Parquet national antiterroriste: le feu vert de l'Assemblée attendra
Le
feu vert de l'Assemblée nationale à la création d'un parquet national
antiterroriste (PNAT), mesure phare du projet de réforme de la justice, devra
attendre, les débats n'ayant pu être achevés dans la nuit de vendredi à samedi.
Les
députés devaient voter en première lecture la création de ce parquet censé
mieux répondre à la menace selon le gouvernement. Mais le grand nombre
d'amendements restant à examiner (plus de 500), et la crainte de certains élus
d'être bloqués au petit matin par les "gilets jaunes" a contraint à
reporter sine die les travaux sur le texte porté par la garde des Sceaux Nicole
Belloubet vers 2h25 du matin.
Dirigé
par un procureur de la République antiterroriste, pas encore connu, le PNAT se
substituera au parquet de Paris pour le traitement des infractions terroristes,
des crimes contre l'humanité, des crimes et délits de guerre, des crimes de
tortures et encore des infractions relatives à la prolifération d'armes de
destruction massive.
Un
décret fixera son entrée en fonction, au plus tard le 1er janvier 2020, le
temps de nommer ses membres.
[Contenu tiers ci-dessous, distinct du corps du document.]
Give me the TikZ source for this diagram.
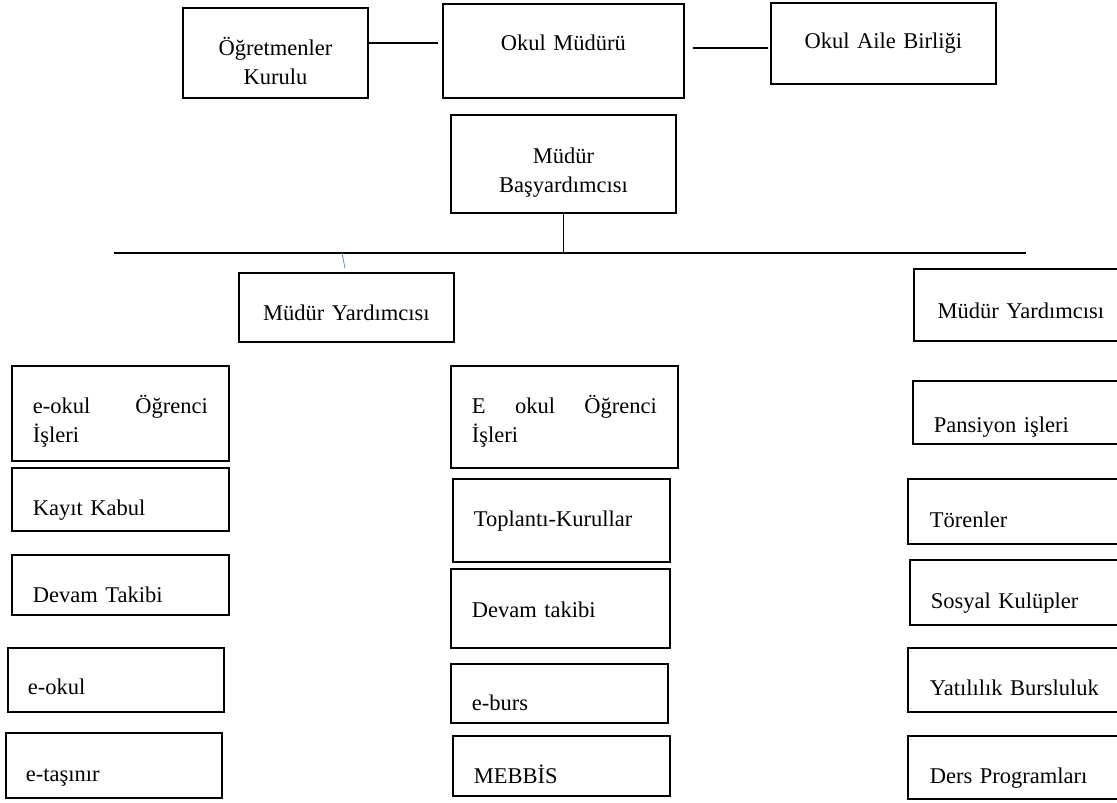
\documentclass[tikz,border=0pt]{standalone}
\usepackage{fontspec}
\setmainfont{Liberation Serif}
\usetikzlibrary{positioning, calc}
\definecolor{tickblue}{HTML}{5B9BD5}
\newdimen\pxu \pxu=0.025cm
\tikzstyle{orgbox} = [draw, line width=1.3pt, inner ysep=0pt, anchor=north west, font=\fontsize{16}{20}\selectfont]
\tikzstyle{link} = [line width=1.3pt]
\tikzstyle{tick} = [line width=0.6pt, tickblue]
\tikzset{cell/.style n args={4}{text width=#1\pxu, inner xsep=#2\pxu, text height=#3\pxu, text depth=#4\pxu}}

\begin{document}
\begin{tikzpicture}[x=0.025cm, y=-0.025cm]
        \useasboundingbox (0,0) rectangle (1117,802);
        \fill[white] (0,0) rectangle (1117,802);
        \clip (0,0) rectangle (1117,802);

        % Top row
        \node[orgbox, cell={175}{5}{48}{42}, align=center] (ogretmen) at (182,7) {Öğretmenler\\Kurulu};
        \node[orgbox, cell={231}{5}{47}{47}, align=center] (mudur) at (442,3) {Okul Müdürü};
        \node[orgbox, cell={215}{5}{46}{35}, align=center] (aile) at (770,2) {Okul Aile Birliği};

        % Deputy head
        \node[orgbox, cell={215}{5}{49}{49}, align=center] (basyard) at (450,114) {Müdür\\Başyardımcısı};

        % Assistants
        \node[orgbox, cell={205}{5}{48}{21}, align=center] (yard1) at (238,272) {Müdür Yardımcısı};
        \node[orgbox, cell={204}{5}{50}{22}, align=center] (yard2) at (913,268) {Müdür Yardımcısı};

        % Left column
        \node[orgbox, cell={175}{21}{48}{47}, align=left] (sol1) at (11,365) {e-okul\hfill Öğrenci\\İşleri};
        \node[orgbox, cell={175}{21}{48}{15}, align=left] (sol2) at (11,467) {Kayıt Kabul};
        \node[orgbox, cell={175}{21}{48}{12}, align=left] (sol3) at (11,554) {Devam Takibi};
        \node[orgbox, cell={176}{20}{47}{17}, align=left] (sol4) at (7,647) {e-okul};
        \node[orgbox, cell={176}{20}{49}{16}, align=left] (sol5) at (5,732) {e-taşınır};

        % Middle column
        \node[orgbox, cell={185}{21}{48}{54}, align=left] (orta1) at (450,365) {E\hfill okul\hfill Öğrenci\\İşleri};
        \node[orgbox, cell={175}{21}{48}{35}, align=left] (orta2) at (452,478) {Toplantı-Kurullar};
        \node[orgbox, cell={177}{21}{49}{30}, align=left] (orta3) at (450,568) {Devam takibi};
        \node[orgbox, cell={175}{21}{47}{12}, align=left] (orta4) at (450,663) {e-burs};
        \node[orgbox, cell={175}{21}{48}{12}, align=left] (orta5) at (452,735) {MEBBİS};

        % Right column
        \node[orgbox, cell={173}{21}{52}{11}, align=left] (sag1) at (912,380) {Pansiyon işleri};
        \node[orgbox, cell={176}{22}{49}{16}, align=left] (sag2) at (907,478) {Törenler};
        \node[orgbox, cell={176}{21}{49}{16}, align=left] (sag3) at (909,559) {Sosyal Kulüpler};
        \node[orgbox, cell={176}{22}{48}{16}, align=left] (sag4) at (907,647) {Yatılılık Bursluluk};
        \node[orgbox, cell={176}{22}{48}{15}, align=left] (sag5) at (907,735) {Ders Programları};

        % Lines
        \coordinate (barL) at (114,253);
        \coordinate (barR) at (1026,253);
        \coordinate (tickTop) at (342,253);
        \draw[link, shorten >=4\pxu] ([yshift=10\pxu]ogretmen.east) -- ([yshift=8\pxu]mudur.west);
        \draw[link, shorten <=8\pxu, shorten >=2\pxu] ([yshift=3\pxu]mudur.east) -- ([yshift=-4.5\pxu]aile.west);
        \draw[link] (basyard.south) -- (basyard.south |- barL);
        \draw[link] (barL) -- (barR);
        \draw[tick] (tickTop) -- ([xshift=-1.5\pxu, yshift=4\pxu]yard1.north);
    \end{tikzpicture}
\end{document}
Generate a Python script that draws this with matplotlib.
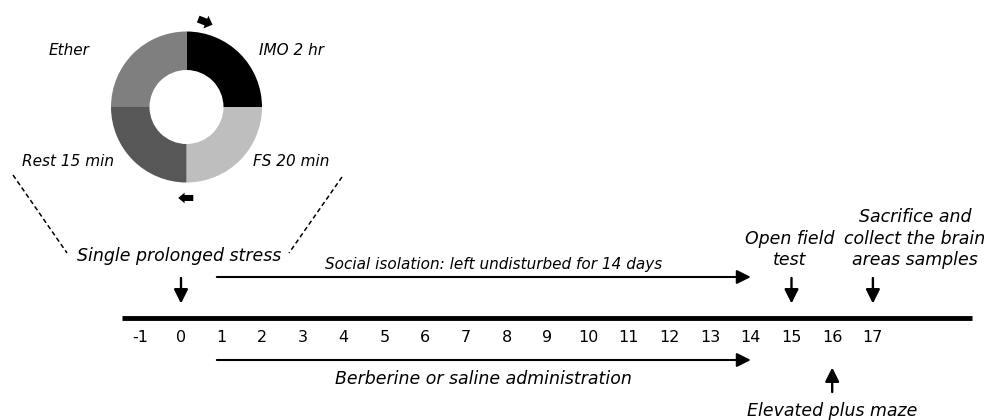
import matplotlib
matplotlib.use("Agg")
import matplotlib.pyplot as plt
from matplotlib.patches import FancyArrow

# ---------------- data ----------------
days = list(range(-1, 18))
day_labels = [str(d) for d in days]

ring_labels = ["IMO 2 hr", "FS 20 min", "Rest 15 min", "Ether"]
ring_values = [1, 1, 1, 1]
ring_colors = ["#000000", "#bebebe", "#575757", "#7f7f7f"]

span_labels = ["Social isolation: left undisturbed for 14 days",
               "Berberine or saline administration"]
span_start = [1, 1]
span_end = [14, 14]

above_labels = ["Single prolonged stress", "Open field\ntest",
                "Sacrifice and\ncollect the brain\nareas samples"]
above_days = [0, 15, 17]
below_labels = ["Elevated plus maze"]
below_days = [16]

# ---------------- layout helpers ----------------
W, H = 988, 420
PX0, PXD = 181.0, 40.7          # pixel of day 0, pixels per day


def px2day(px):
    return (px - PX0) / PXD


fig = plt.figure(figsize=(W / 100, H / 100), dpi=100)
ax = fig.add_axes([0, 0, 1, 1])
ax.set_xlim(px2day(0), px2day(W))
ax.set_ylim(H, 0)
ax.axis("off")

FONT = "DejaVu Sans"
ARROW = dict(arrowstyle="-|>", color="black", mutation_scale=21,
             shrinkA=0, shrinkB=0)

# timeline
ax.plot([px2day(122), px2day(972)], [318, 318], color="black", lw=3.5,
        solid_capstyle="butt")
for d, lab in zip(days, day_labels):
    ax.text(d, 342, lab, ha="center", va="baseline", fontsize=11.5,
            family=FONT)

# horizontal span arrows
span_y = [277, 360]
span_text_y = [269, 384]
span_text_x = [494, 483]
span_fs = [11, 12.5]
for lab, s, e, y, ty, tx, fs in zip(span_labels, span_start, span_end,
                                    span_y, span_text_y, span_text_x, span_fs):
    ax.annotate("", xy=(e, y), xytext=(s - 0.12, y),
                arrowprops=dict(ARROW, lw=1.5))
    ax.text(px2day(tx), ty, lab, ha="center", va="baseline", fontsize=fs,
            style="italic", family=FONT)

# event arrows above
for d in above_days:
    ax.annotate("", xy=(d, 303.5), xytext=(d, 278),
                arrowprops=dict(ARROW, lw=1.7))
# event arrows below
for d in below_days:
    ax.annotate("", xy=(d, 367.5), xytext=(d, 392),
                arrowprops=dict(ARROW, lw=1.7))

# labels above
above_pos = [(179, 261), (790, 243.5), (915, 222.5)]
for lab, (tx, ty) in zip(above_labels, above_pos):
    for i, line in enumerate(lab.split("\n")):
        ax.text(px2day(tx), ty + i * 21.3, line, ha="center", va="baseline",
                fontsize=12.5, style="italic", family=FONT)
below_pos = [(832, 416)]
for lab, (tx, ty) in zip(below_labels, below_pos):
    ax.text(px2day(tx), ty, lab, ha="center", va="baseline", fontsize=12.5,
            style="italic", family=FONT)

# dashed zoom lines
ax.plot([px2day(13), px2day(67)], [175, 253], color="black", lw=1.1,
        ls=(0, (3, 2)))
ax.plot([px2day(342), px2day(289)], [177, 253], color="black", lw=1.1,
        ls=(0, (3, 2)))

# ring labels
ring_pos = [(291.5, 55), (291, 166.5), (68, 166.5), (69, 55)]
for lab, (tx, ty) in zip(ring_labels, ring_pos):
    ax.text(px2day(tx), ty, lab, ha="center", va="baseline", fontsize=11,
            style="italic", family=FONT)

# donut
cx, cy, R = 186.5, 107, 75.5
L = 1.35
dax = fig.add_axes([(cx - L * R) / W, (H - cy - L * R) / H,
                    2 * L * R / W, 2 * L * R / H])
dax.pie(ring_values, colors=ring_colors, startangle=90, counterclock=False,
        radius=1, wedgeprops=dict(width=0.51, linewidth=0))
dax.set_xlim(-L, L)
dax.set_ylim(-L, L)
dax.set_aspect("equal")
dax.axis("off")
dax.add_patch(FancyArrow(0.155, 1.165, 0.19, -0.075, width=0.095,
                         head_width=0.18, head_length=0.095,
                         length_includes_head=True, color="black", lw=0))
dax.add_patch(FancyArrow(0.09, -1.205, -0.2, 0.0, width=0.08,
                         head_width=0.14, head_length=0.085,
                         length_includes_head=True, color="black", lw=0))

fig.savefig("out.png", dpi=100)
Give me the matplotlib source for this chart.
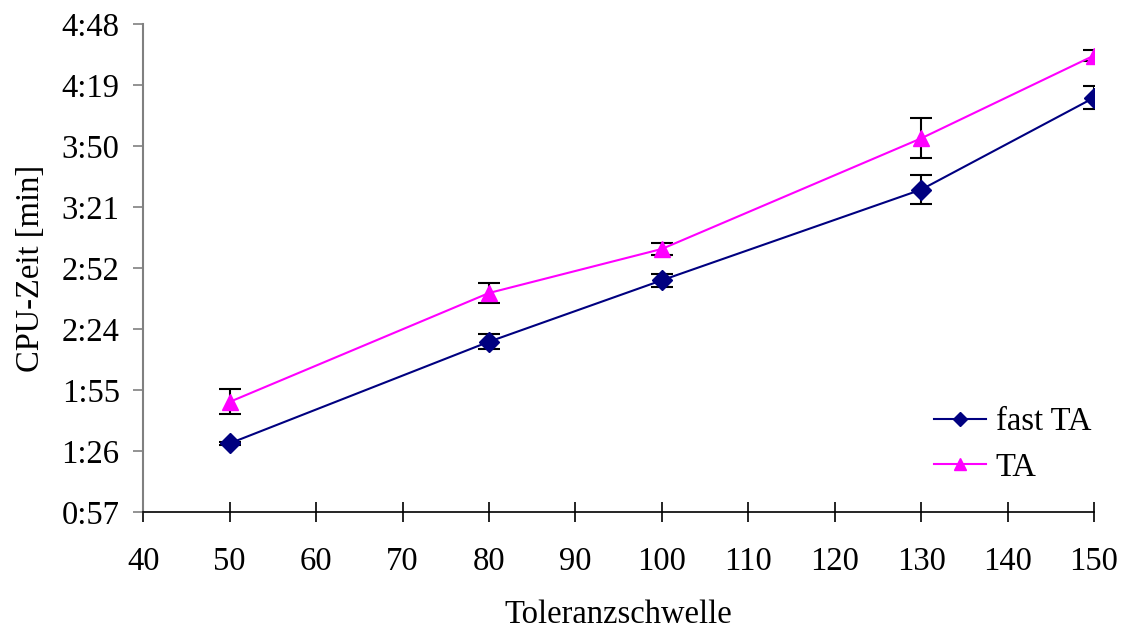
import matplotlib.pyplot as plt
from matplotlib.ticker import FuncFormatter

plt.rcParams["font.family"] = ["Liberation Serif", "DejaVu Serif"]

# Toleranzschwelle
x_vals = [50, 80, 100, 130, 150]

# CPU time in seconds
fast_ta = [90.0, 138.0, 167.0, 209.8, 253.2]
fast_ta_err = [0.7, 3.5, 3.0, 6.9, 5.3]
ta = [109.6, 161.0, 181.8, 234.0, 273.1]
ta_err = [5.9, 4.6, 2.9, 9.4, 2.6]

y_ticks = [57.6 + 28.8 * i for i in range(9)]
x_ticks = list(range(40, 151, 10))

FS = 23.5


def mmss(v, pos=None):
    s = int(v + 1e-6)
    return f"{s // 60}:{s % 60:02d}"


def main():
    fig = plt.figure(figsize=(11.25, 6.35), dpi=100)
    ax = fig.add_axes([143.3 / 1125, 1 - 512 / 635, (1094 - 143.3) / 1125, (512 - 24) / 635])

    ax.errorbar(x_vals, fast_ta, yerr=fast_ta_err, color="#000080", marker="D",
                markersize=10, lw=1.5, ecolor="black", elinewidth=1.5, capsize=8,
                capthick=1.5, label="fast TA", zorder=3)
    ax.errorbar(x_vals, ta, yerr=ta_err, color="#FF00FF", marker="^",
                markersize=12, lw=1.5, ecolor="black", elinewidth=1.5, capsize=8,
                capthick=1.5, label="TA", zorder=3)

    ax.set_xlim(40, 150)
    ax.set_ylim(y_ticks[0], y_ticks[-1])
    ax.set_xticks(x_ticks)
    ax.set_yticks(y_ticks)
    ax.yaxis.set_major_formatter(FuncFormatter(mmss))

    for side in ("top", "right"):
        ax.spines[side].set_visible(False)
    ax.spines["left"].set_color("#808080")
    ax.spines["left"].set_linewidth(1.5)
    ax.spines["bottom"].set_color("black")
    ax.spines["bottom"].set_linewidth(1.2)

    ax.tick_params(axis="y", direction="out", length=7, width=1.2, color="#808080",
                   labelsize=FS, pad=10)
    ax.tick_params(axis="x", direction="inout", length=14, width=1.2, color="black",
                   labelsize=FS, pad=18)

    ax.set_xlabel("Toleranzschwelle", fontsize=FS, labelpad=16)
    ax.set_ylabel("CPU-Zeit [min]", fontsize=FS, labelpad=11)

    handles, labels = ax.get_legend_handles_labels()
    handles = [h[0] for h in handles]
    ax.legend(handles, labels, loc="lower right", bbox_to_anchor=(1.028, 0.0),
              frameon=False, fontsize=FS, handlelength=1.6, handletextpad=0.3,
              labelspacing=0.45, markerscale=0.75)

    fig.savefig("out.png", dpi=100)


if __name__ == "__main__":
    main()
Le PNAT "bénéficiera d'une équipe de
magistrats et de fonctionnaires renforcée", a promis le Premier ministre
en juillet.
Ce
nouveau parquet - pas une "juridiction d'exception" - sera le
deuxième spécialisé, après la création en 2013 du parquet national financier
(PNF) né du scandale Cahuzac.
Selon
Mme Belloubet, "son objectif est double". Il permettra de "disposer
d?une véritable force de frappe judiciaire antiterroriste pour répondre à des
menaces qui restent à un niveau très élevé et prennent des formes nouvelles, de
plus en plus endogènes", de la part de personnes radicalisées en France.
Le
13 novembre dernier, trois ans après les attentats jihadistes qui avaient fait
130 morts à Paris et Saint-Denis, le ministre de l'Intérieur Christophe
Castaner a indiqué que six attentats avaient été déjoués cette année.
"Deuxièmement,
il s'agit d'offrir au procureur une visibilité institutionnelle sur le plan
national et international." Cela "ne vise nullement à remettre en
cause la remarquable action" de François Molins, ex-procureur de la
République de Paris qui a été depuis 2015 le visage de l'antiterrorisme, avait
précisé Mme Belloubet.
M.
Molins, qui jugeait en 2016 "contre-productif" le principe d'un
parquet dédié, considère désormais cette réorganisation comme
"légitime", le cadre actuel n'ayant pas bougé depuis 32 ans.
La
section antiterroriste du parquet de Paris a été créée en 1986 après une vague
d'attentats revendiqués par un groupe proche du Hezbollah. Elle s'est alors
chargée principalement d'attaques liées à l'islamisme et aux indépendantismes
corse et basque. Mais depuis 2012, le nombre de ses dossiers a doublé chaque
année, en lien avec le jihadisme.
La
procureure générale de Paris, Catherine Champrenault, et les principaux
syndicats de magistrats ont vivement critiqué le PNAT: selon eux, le
fonctionnement actuel permet de mobiliser d'importants effectifs dans la foulée
d'un attentat et de conserver une vision globale, de la petite délinquance au
terrorisme.
Annoncé
en décembre 2017, le PNAT avait été écarté du projet de loi initial après des
remarques dans le même sens du Conseil d'Etat.
Le
gouvernement en a tenu compte, a assuré Mme Belloubet: il a été prévu une
réserve opérationnelle de magistrats du parquet de Paris, à laquelle le
procureur de la République antiterroriste pourra recourir en cas de crise.